Grusellesung des Literaturforums – Tiefgründige Momente des Schreckens

Boris Koch (li.) und Carsten Schmitt ließen ihre Zuhörer auf geheimen Wegen durch das Land der Fantasy wandeln (Foto: Jürgen Bost).

Drei Autoren waren für diesen Abend angekündigt: Boris Koch aus Leipzig und der Saarländer Carsten Schmitt waren in der Tat zur Stelle und ließen ihre Zuhörer auf geheimen Wegen durch das Land der Fantasy wandeln. Kurzfristig absagen musste leider Tanja Karmann. Doch Carsten Schmitt, der mit ihr gemeinsam die Gruselzeitung “Totenschein” herausgibt, verlieh auch ihrem Schaffen eine Stimme, indem er zu Beginn der gut besuchten Veranstaltung ihren in der modischen Welt der sich selbst zum Kunstwerk erhebenden Influencerinnen spielenden Text “Einfach perfekt“ vortrug.
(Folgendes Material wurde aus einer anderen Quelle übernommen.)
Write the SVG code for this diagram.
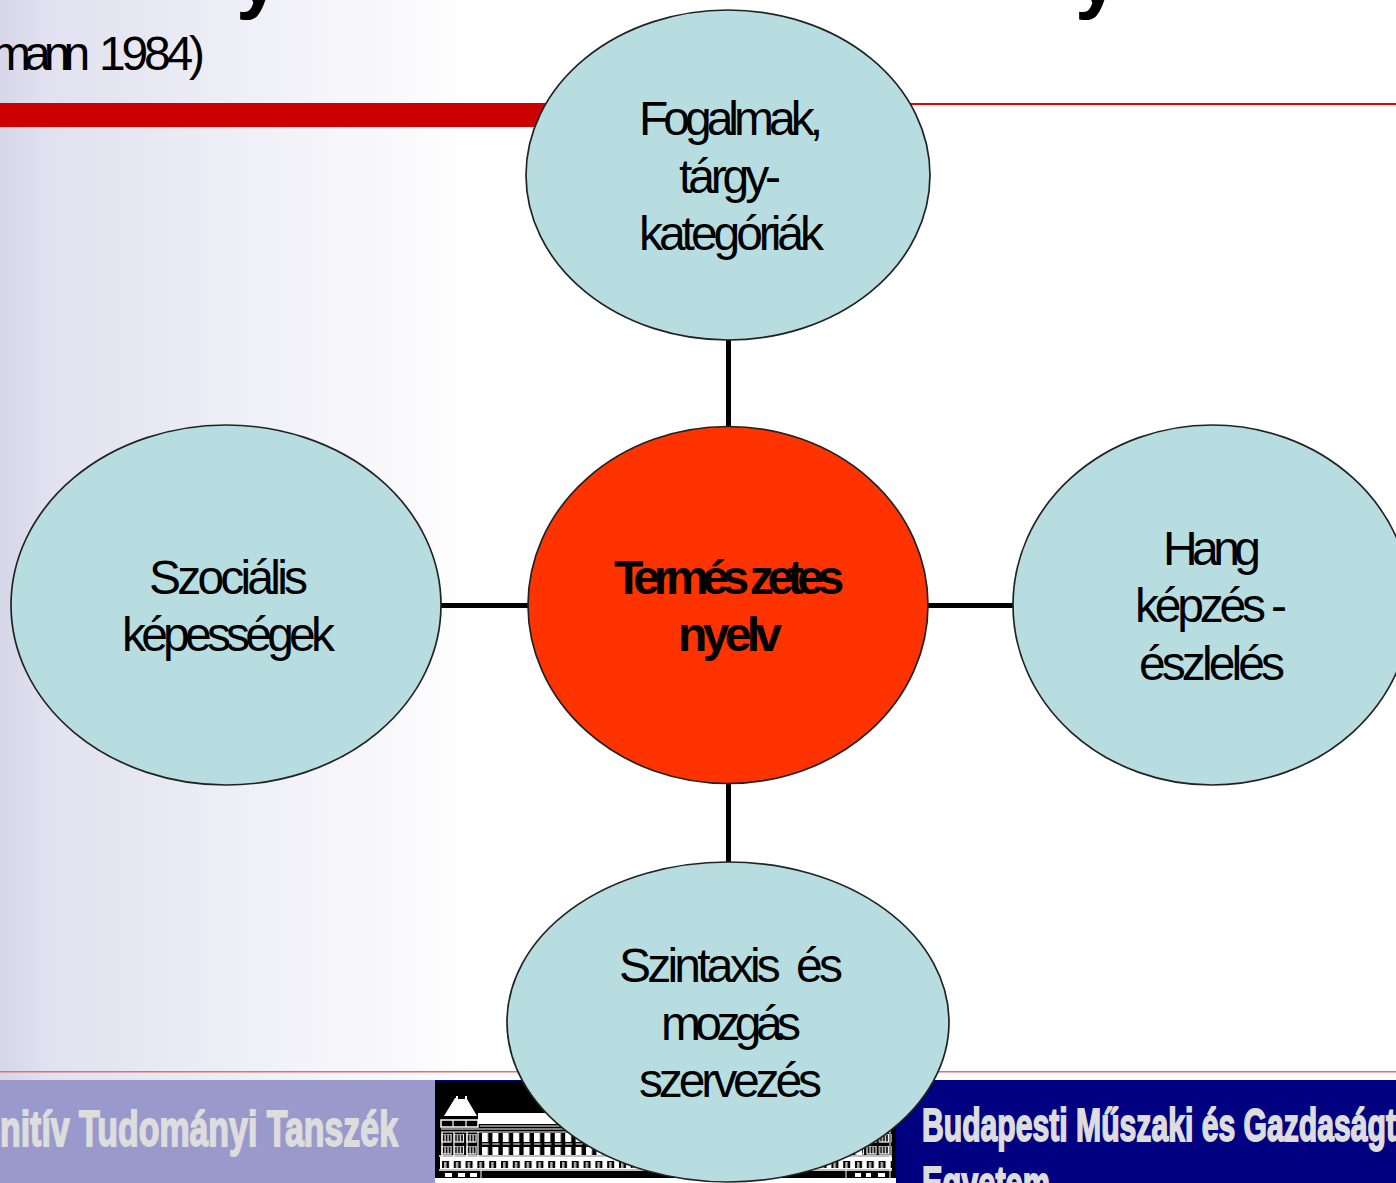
<svg xmlns="http://www.w3.org/2000/svg" width="1396" height="1183" viewBox="0 0 1396 1183">
<style>
.n{fill:#b7dde0;stroke:#222;stroke-width:1.700}
.t{font-family:"Liberation Sans",Arial,sans-serif;font-size:48px;fill:#000}
.c{stroke:#000;stroke-width:5;fill:none}
.f{font-family:"Liberation Sans Narrow","Liberation Sans",sans-serif;font-weight:700;font-size:50px;fill:#ddd;stroke:#ddd;stroke-width:1.800}
.w{stroke:#fff;fill:none;stroke-width:1.500}
</style>
<defs>
<linearGradient id="bg" x1="0" x2="1" y1="0" y2="0"><stop offset="0" stop-color="#d6d6e9"/><stop offset="0.1" stop-color="#e1e1f0"/><stop offset="1" stop-color="#fff"/></linearGradient>
<pattern id="wing" width="10.400" height="25" patternUnits="userSpaceOnUse" x="482" y="1132"><rect x="0" y="1" width="6" height="9" fill="#fff"/><rect x="1" y="10" width="4" height="5" fill="#000"/><rect x="-1" y="11" width="8" height="2" fill="#fff" opacity=".5"/><rect x="0" y="15" width="6" height="8" fill="#fff"/></pattern>
<pattern id="arch" width="11.800" height="12" patternUnits="userSpaceOnUse" x="440" y="1157"><rect width="11.800" height="12" fill="#fff"/><path d="M2 11V4H9V11Z" fill="#000"/><rect x="4" y="5" width="2.500" height="6" fill="#fff" opacity=".7"/></pattern>
<pattern id="tw" width="12.500" height="12" patternUnits="userSpaceOnUse" x="441" y="1134"><rect x="1" y="0" width="9" height="8" fill="none" stroke="#fff" stroke-width="1.200"/><path d="M4 1V8M7 1V8" stroke="#fff" stroke-width="1.200"/></pattern>
</defs>
<rect width="1396" height="1183" fill="#fff"/>
<rect x="0" y="0" width="480" height="1183" fill="url(#bg)"/>
<g id="title">
<text x="236" y="3" font-family="Liberation Sans,sans-serif" font-weight="700" font-size="80" fill="#000">y</text>
<text x="1075" y="3" font-family="Liberation Sans,sans-serif" font-weight="700" font-size="80" fill="#000">y</text>
<text y="70" font-family="Liberation Sans,sans-serif" font-size="48" fill="#000"><tspan x="-9" letter-spacing="-7">mann </tspan><tspan x="99" letter-spacing="-4.200">1984)</tspan></text>
</g>
<rect x="0" y="103" width="560" height="24" fill="#c00"/>
<rect x="900" y="103" width="496" height="2" fill="#d40a0a"/>
<rect x="0" y="1071" width="1396" height="1.500" fill="#e07070"/>
<g id="footer">
<rect x="0" y="1080" width="435" height="103" fill="#99c"/>
<rect x="435" y="1080" width="961" height="103" fill="#000080"/>
<rect x="435" y="1081" width="461" height="102" fill="#000"/>
<text class="f" x="0" y="1146" textLength="398" lengthAdjust="spacingAndGlyphs">nitív Tudományi Tanszék</text>
<text class="f" x="922" y="1141" textLength="474" lengthAdjust="spacingAndGlyphs" style="font-size:46px">Budapesti Műszaki és Gazdaságt</text>
<text class="f" x="922" y="1199" textLength="128" lengthAdjust="spacingAndGlyphs" style="font-size:46px">Egyetem</text>
</g>
<g id="logo">
<path d="M444 1116L455 1098H456V1096H458V1099H465V1096H467V1099L477 1116Z" fill="#fff"/>
<path d="M478 1113H550L557 1124H478Z" fill="#fff"/>
<rect x="441" y="1120" width="37" height="7" class="w"/>
<path d="M453 1120V1127M466 1120V1127M441 1129H890M441 1132H890M442 1132V1168M454 1132V1168M467 1132V1168M478 1132V1168M480 1126H890" stroke="#fff" stroke-width="1.200" fill="none"/>
<rect x="441" y="1134" width="37" height="21" fill="url(#tw)"/>
<rect x="482" y="1132" width="380" height="25" fill="url(#wing)"/>
<rect x="855" y="1134" width="37" height="21" fill="url(#tw)"/>
<rect x="440" y="1157" width="452" height="12" fill="url(#arch)"/>
<path d="M439 1156H892M439 1170H892" stroke="#fff" stroke-width="1.500"/>
<path d="M445 1173h7v4h-7zM458 1173h7v4h-7zM470 1173h7v4h-7zM855 1173h6v4h-6zM866 1173h5v4h-5zM878 1173h7v4h-7z" fill="#fff"/>
<path d="M481 1170V1178M846 1170V1178M890 1130V1178" stroke="#fff" stroke-width="1"/>
<rect x="435" y="1178" width="461" height="5" fill="#fff"/>
</g>
<g id="connectors">
<path class="c" d="M728.500 340V427M728.500 784V862M441 605.500H529M927 605.500H1013"/>
</g>
<g id="n-top"><ellipse class="n" cx="728" cy="175" rx="202" ry="165"/>
<text class="t" x="639" y="135" textLength="184">Fogalmak,</text>
<text class="t" x="679" y="193" textLength="102">tárgy-</text>
<text class="t" x="639" y="250" textLength="185">kategóriák</text></g>
<g id="n-left"><ellipse class="n" cx="226" cy="605" rx="215" ry="180"/>
<text class="t" x="149" y="594" textLength="159">Szociális</text>
<text class="t" x="122" y="651" textLength="213">képességek</text></g>
<g id="n-center"><ellipse cx="728" cy="605" rx="200" ry="178.500" fill="#f30" stroke="#222" stroke-width="1.700"/>
<text class="t" x="614" y="594" font-weight="700" letter-spacing="-6.400">Termés<tspan dx="7">zetes</tspan></text>
<text class="t" x="678" y="651" textLength="104" font-weight="700">nyelv</text></g>
<g id="n-right"><ellipse class="n" cx="1212" cy="605" rx="199" ry="180"/>
<text class="t" x="1163" y="565" textLength="98">Hang</text>
<text class="t" x="1135" y="622" textLength="152" xml:space="preserve">képzés -</text>
<text class="t" x="1139" y="680" textLength="146">észlelés</text></g>
<g id="n-bottom"><ellipse class="n" cx="728" cy="1022" rx="221" ry="160"/>
<text class="t" x="619" y="982" textLength="224" xml:space="preserve">Szintaxis  és</text>
<text class="t" x="661" y="1040" textLength="140">mozgás</text>
<text class="t" x="639" y="1097" textLength="183">szervezés</text></g>
</svg>
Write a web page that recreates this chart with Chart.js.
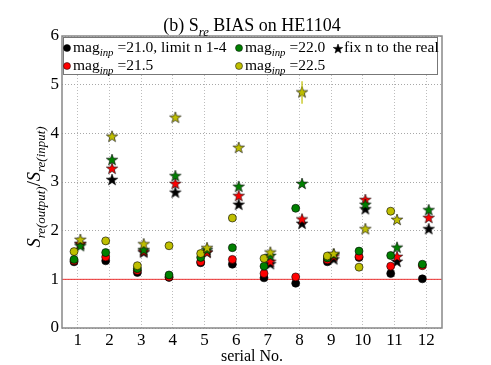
<!DOCTYPE html>
<html>
<head>
<meta charset="utf-8">
<script src="https://cdn.jsdelivr.net/npm/chart.js@4/dist/chart.umd.min.js"></script>
<style>
  body { margin: 0; background: #fff; }
  #wrap { width: 491px; height: 365px; }
</style>
</head>
<body>
<div id="wrap"><canvas id="chart" width="491" height="365"></canvas></div>
<script>
const serial = [1, 2, 3, 4, 5, 6, 7, 8, 9, 10, 11, 12];
const yTicks = [0, 1, 2, 3, 4, 5, 6];

// circles: free n (limit n 1-4)
const circ210 = [1.36, 1.38, 1.14, 1.04, 1.34, 1.31, 1.03, 0.92, 1.36, 1.45, 1.12, 1.01];
const circ215 = [1.38, 1.46, 1.18, 1.05, 1.36, 1.41, 1.12, 1.05, 1.40, 1.47, 1.27, 1.28];
const circ220 = [1.41, 1.55, 1.22, 1.09, 1.45, 1.65, 1.27, 2.46, 1.44, 1.58, 1.49, 1.31];
const circ225 = [1.57, 1.79, 1.28, 1.69, 1.53, 2.26, 1.43, null, 1.48, 1.25, 2.40, null];

// stars: fix n to the real
const star210 = [1.72, 3.04, 1.55, 2.78, 1.55, 2.53, 1.31, 2.14, 1.41, 2.44, 1.36, 2.03];
const star215 = [1.72, 3.27, 1.57, 2.96, 1.55, 2.71, 1.36, 2.23, 1.47, 2.63, 1.46, 2.26];
const star220 = [1.68, 3.45, 1.60, 3.12, 1.60, 2.90, 1.48, 2.96, 1.50, 2.53, 1.65, 2.42];
const star225 = [1.81, 3.93, 1.72, 4.32, 1.64, 3.70, 1.55, 4.84, 1.52, 2.03, 2.22, null];
const star225Err = [0, 0, 0, 0, 0, 0, 0, 0.23, 0, 0, 0, 0];
const circ220Err = [0, 0, 0, 0, 0, 0, 0, 0.06, 0, 0, 0, 0];

const COL = { k: "#000000", r: "#ff0000", g: "#008000", y: "#bfbf00" };
const SERIF = '"Liberation Serif", "DejaVu Serif", serif';

function starImage(fill, r) {
  const c = document.createElement("canvas");
  const size = Math.ceil(r * 2 + 2);
  c.width = size;
  c.height = size;
  const g = c.getContext("2d");
  const cx = size / 2, cy = size / 2;
  g.beginPath();
  for (let i = 0; i < 10; i++) {
    const rad = i % 2 === 0 ? r : r * 0.4;
    const a = -Math.PI / 2 + (i * Math.PI) / 5;
    const px = cx + rad * Math.cos(a), py = cy + rad * Math.sin(a);
    if (i === 0) g.moveTo(px, py); else g.lineTo(px, py);
  }
  g.closePath();
  g.fillStyle = fill;
  g.fill();
  g.lineWidth = 0.6;
  g.strokeStyle = "#000";
  g.stroke();
  return c;
}

const pts = (arr, dx) => serial.map((s, i) => ({ x: s + dx, y: arr[i] }));

function circleSet(arr, color, order) {
  return {
    type: "scatter", data: pts(arr, -0.12), order,
    pointStyle: "circle", pointRadius: 4, pointHoverRadius: 4,
    backgroundColor: color, borderColor: "#000", borderWidth: 0.6
  };
}
function starSet(arr, color, order) {
  return {
    type: "scatter", data: pts(arr, 0.08), order,
    pointStyle: starImage(color, 6), pointRadius: 6,
    backgroundColor: color, borderColor: "#000"
  };
}

function drawRich(ctx, parts, x, y, size, align) {
  const subSize = size * 0.7;
  const fonts = parts.map((p) => p.sub ? `italic ${subSize}px ${SERIF}` : `${p.it ? "italic " : ""}${size}px ${SERIF}`);
  let total = 0;
  const widths = parts.map((p, i) => { ctx.font = fonts[i]; const w = ctx.measureText(p.t).width; total += w; return w; });
  let cx = align === "center" ? x - total / 2 : x;
  ctx.textAlign = "left";
  ctx.textBaseline = "alphabetic";
  parts.forEach((p, i) => {
    ctx.font = fonts[i];
    ctx.fillText(p.t, cx, p.sub ? y + size * 0.25 : y);
    cx += widths[i];
  });
}

const decor = {
  id: "decor",
  afterDatasetsDraw(chart) {
    const { ctx, scales: { x, y } } = chart;
    ctx.save();
    const bars = [[star225, star225Err, 0.08, COL.y], [circ220, circ220Err, -0.12, COL.g]];
    for (const [vals, errs, dx, col] of bars) {
      vals.forEach((v, i) => {
        if (v == null || !errs[i]) return;
        const px = x.getPixelForValue(serial[i] + dx);
        ctx.strokeStyle = col;
        ctx.lineWidth = 1.2;
        ctx.beginPath();
        ctx.moveTo(px, y.getPixelForValue(v - errs[i]));
        ctx.lineTo(px, y.getPixelForValue(v + errs[i]));
        ctx.stroke();
      });
    }
    ctx.restore();
  },
  afterDraw(chart) {
    const { ctx, chartArea: a } = chart;
    ctx.save();
    // frame
    ctx.strokeStyle = "#888";
    ctx.lineWidth = 1.5;
    ctx.strokeRect(a.left, a.top, a.right - a.left, a.bottom - a.top);

    // legend box
    const lx = a.left + 1, ly = a.top + 1, lw = 374, lh = 37;
    ctx.fillStyle = "#fff";
    ctx.fillRect(lx, ly, lw, lh);
    ctx.strokeStyle = "#777";
    ctx.lineWidth = 1;
    ctx.strokeRect(lx + 0.5, ly + 0.5, lw, lh);

    const rows = [a.top + 14, a.top + 32];
    const dot = (cx, cy, col) => {
      ctx.beginPath();
      ctx.arc(cx, cy, 3.5, 0, Math.PI * 2);
      ctx.fillStyle = col;
      ctx.fill();
      ctx.lineWidth = 0.5;
      ctx.strokeStyle = "#000";
      ctx.stroke();
    };
    const entry = (mx, row, col, val) => {
      dot(mx, rows[row] - 2, col);
      ctx.fillStyle = "#000";
      drawRich(ctx, [{ t: "mag" }, { t: "inp", sub: true }, { t: " =" + val }], mx + 6, rows[row] + 2, 15.5, "left");
    };
    entry(a.left + 5, 0, COL.k, "21.0, limit n 1-4");
    entry(a.left + 5, 1, COL.r, "21.5");
    entry(a.left + 177, 0, COL.g, "22.0");
    entry(a.left + 177, 1, COL.y, "22.5");
    const st = starImage("#000", 5);
    ctx.drawImage(st, a.left + 276 - st.width / 2, rows[0] - 1 - st.height / 2);
    ctx.fillStyle = "#000";
    drawRich(ctx, [{ t: "fix n to the real" }], a.left + 282, rows[0] + 2, 15.5, "left");

    // title
    drawRich(ctx, [{ t: "(b) S" }, { t: "re", sub: true }, { t: " BIAS on HE1104" }], (a.left + a.right) / 2, 31, 18, "center");

    // x title
    ctx.font = `16px ${SERIF}`;
    ctx.textAlign = "center";
    ctx.textBaseline = "alphabetic";
    ctx.fillStyle = "#000";
    ctx.fillText("serial No.", (a.left + a.right) / 2, 361);

    // y title
    ctx.translate(40, (a.top + a.bottom) / 2 + 5);
    ctx.rotate(-Math.PI / 2);
    drawRich(ctx, [{ t: "S", it: true }, { t: "re(output)", sub: true }, { t: "/" }, { t: "S", it: true }, { t: "re(input)", sub: true }], 0, 0, 18.5, "center");
    ctx.restore();
  }
};

new Chart(document.getElementById("chart"), {
  data: {
    datasets: [
      {
        type: "line", data: [{ x: 0.5, y: 1 }, { x: 12.5, y: 1 }], order: 20,
        borderColor: "#e33", borderWidth: 1, pointRadius: 0, pointHoverRadius: 0
      },
      circleSet(circ210, COL.k, 14),
      starSet(star210, COL.k, 13),
      circleSet(circ215, COL.r, 12),
      starSet(star215, COL.r, 11),
      circleSet(circ220, COL.g, 10),
      starSet(star220, COL.g, 9),
      circleSet(circ225, COL.y, 8),
      starSet(star225, COL.y, 7)
    ]
  },
  options: {
    responsive: false,
    devicePixelRatio: 1,
    animation: false,
    events: [],
    layout: { padding: { top: 36, right: 49, left: 0, bottom: 0 } },
    plugins: { legend: { display: false }, tooltip: { enabled: false } },
    scales: {
      x: {
        type: "linear", min: 0.5, max: 12.5,
        afterBuildTicks: (s) => { s.ticks = serial.map((v) => ({ value: v })); },
        afterFit: (s) => { s.height = 37; },
        grid: { color: "#bdbdbd", lineWidth: 1, drawTicks: false },
        border: { display: false, dash: [1, 2] },
        ticks: { color: "#000", padding: 2, font: { family: SERIF, size: 17 }, maxRotation: 0 }
      },
      y: {
        type: "linear", min: 0, max: 6,
        afterBuildTicks: (s) => { s.ticks = yTicks.map((v) => ({ value: v })); },
        afterFit: (s) => { s.width = 62; },
        grid: { color: "#a8a8a8", lineWidth: 1, drawTicks: false },
        border: { display: false, dash: [1, 2] },
        ticks: { color: "#000", padding: 3, font: { family: SERIF, size: 17 } }
      }
    }
  },
  plugins: [decor]
});
</script>
</body>
</html>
Im weiteren Verlauf agierten Boris Koch und Carsten Schmitt im munteren Wechselspiel und präsentierten Kurztexte und Romanauszüge, die die Menschlichkeit ihrer Figuren betonten und gleichzeitig immer wieder die Nähe von Grauen, Sozialkritik und auch Humor sichtbar werden ließen. So etwa Boris Kochs gelungene Variation zu Edgar Allen Poes “Pendel” unter dem Titel “Das Bett und das Schwert”, die die Verweigerung des Erwachsenwerdens thematisiert, oder Carsten Schmitts Horrorgeschichte “Das Mädchen mit den Wahrheitsblättern”, in der auf den Spuren H.C. Andersens eine obdachlose spindeldürre junge Zeitungsverkäuferin für überraschende Wendungen sorgt.

Von modernen apokalyptischen Reitern bis hin zu von Magersucht generierten Scheibenmenschen reichte die Palette der im weiteren Verlauf der Grusellesung angesprochenen Motive.

Das Auditorium war am Ende der Veranstaltung fraglos glücklich und zeigte sich vor allem vom klaren Realitätsbezug der von den Protagonisten des Abends präsentierten fiktionalen Welten beeindruckt. Der Einbruch des Unheimlichen in die vermeintlich so gesicherte Welt des Alltags wurde von den Autoren mit hoher literarischer Qualität gestaltet und ließ die Hörer irreale Situationen und märchenhaft gestaltete magische Momente intensiv erleben.

Zum Abschluss dieses literarischen Totentanzes dankte Jürgen Bost, der Sprecher des St. Ingberter Literaturforums (ILF), seinen Gästen und kündigte nach einem kurzen Rückblick über das mit dieser Soiree endende Lesungsjahr 2023 für die Zeit nach der Winterpause weitere abwechslungsreiche Autorenbegegnungen in der Stadtbücherei an.